One unlooked-for advantage of incipient retirement is that it provides a good reason not to make new year's resolutions. Aside from the usual problems with weakness of will - I might sincerely intend to be nice about vice-chancellors during 2009, but by the first week of term blind rage and exasperation would certainly have got the better of me - there is really no point.
A systematic effort to become tidier, more consecutive in my working habits, better-tempered, more co-operative, and a model of time management would take at least five years to make much difference; learning how to use the TV's remote control would probably be more useful.
What we are all going to need for 2009 is a character transplant. Some version of the Spartan capacity for surviving on very short rations would be a good start. Although academics are a self-pitying lot and quick to see the cloud behind every silver lining, the past decade has been the most comfortable for more than 30 years. It is impossible to believe that the next decade will be anything like as comfortable - and the shock will not be funny.
Between 1979 and 1999, things really were pretty grim. The "unit of resource" was eroded by annual settlements that left universities with steadily fewer resources in real terms. By 1999, universities were operating on something like 60 per cent of the resources they'd had 20 years before.
Governments called their cuts "efficiency gains" and, no matter what their political stripe, simply lied about the damage they were doing. At least I hope they were lying; it would be intolerable to think they were so stupid or ill-informed that they believed what they had said.
Oxford is better placed than most but, even so, by 2003 it had almost doubled the number of undergraduates it taught while barely employing any more front-line teaching staff than it had in 1983. Like every other Russell Group university, it coped with some of the shortfall in resources by having more of the teaching done by graduate students and short-term lecturers of one sort or another.
I've never understood how the ex-polys coped at all - when they were polytechnics, their faculty were teaching anything up to 18 hours a week, and very often were spread thinly across four or five courses into the bargain. How they preserved more than the most minimal face-to-face contact between students and teachers, heaven knows.
Over the past decade, a regime of inflation minus 1 per cent - or sometimes 1.5 per cent - has been replaced by something close to inflation plus 2 per cent. Ministers are telling the truth when they claim that the Government has put something like 30 per cent more resources into higher education in real terms. Simple arithmetic shows that that leaves the unit of resource a lot lower than 30 years ago - even now - but for people who had got used to watching the steady erosion of their per capita resources for teaching and research, it was an agreeable change.
It's impossible to see it being sustained. On the left side of the ledger, it's implausible to think a Labour Government facing a tight general election is going to allow universities to charge more than the present £3,145 - adjusted for inflation.
It is pretty obvious that lifting the fee cap would not damage the worse-off students, who are protected by means-testing, but telling the electorate anything so counter-intuitive is a hopeless task. The fact that the National Union of Students has become so sensitive to the plight of people earning more than £60,000 a year suggests the way that mere facts are powerless to sway opinion.
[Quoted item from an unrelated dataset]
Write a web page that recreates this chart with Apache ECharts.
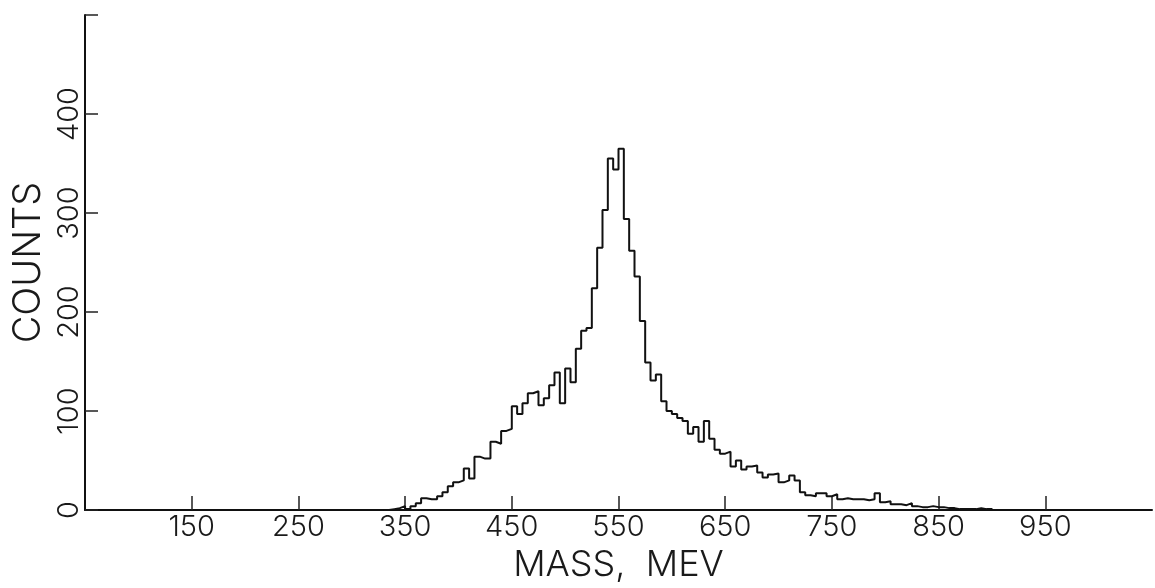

On the right side of the ledger, it's impossible to believe that higher education will be protected from the cuts that the Government admits there will have to be to pay for both past profligacy and present economic policies. Any protection will, rightly, be directed at primary education, especially for children from underprivileged backgrounds.
In a long drawn-out recession, higher education will serve the familiar purpose of blotting up youth unemployment and, by the same token, going to university will be an attractive alternative to searching for a non-existent job. But the attraction depends on its being a cheap way of blotting up the unemployed.
In some respects, it may not be a disaster. It's not impossible to teach well on much worse staff-to-student ratios than the average in the UK system. There are certainly things that it's impossible to do, but not all teaching is training future researchers, just as not all teaching is trying to fine-tune the musical or literary skills of young people in the top 1 per cent of their age group.
The University of California at Berkeley has a terrible staff-to-student ratio at undergraduate level, but still turns out thousands of well-taught and ambitious graduates. The greater problem is likely to be the effect on the next generation of academics.
Nowadays, the progression from graduation to employment as a lecturer is long and drawn out and, like any ladder, it depends on every rung being in place. What cuts will do is to knock rungs out of the ladder: fewer awards for a masters, fewer for doctoral work, fewer post-docs, fewer career development fellowships and lecturerships.
Thirty years ago, the US system went through a decade when the taxi driver with a PhD was the same sort of iconic figure as the 25-year-old investment banker taking home a million quid bonus. Anyone who remembers all that won't be looking forward to the next few years.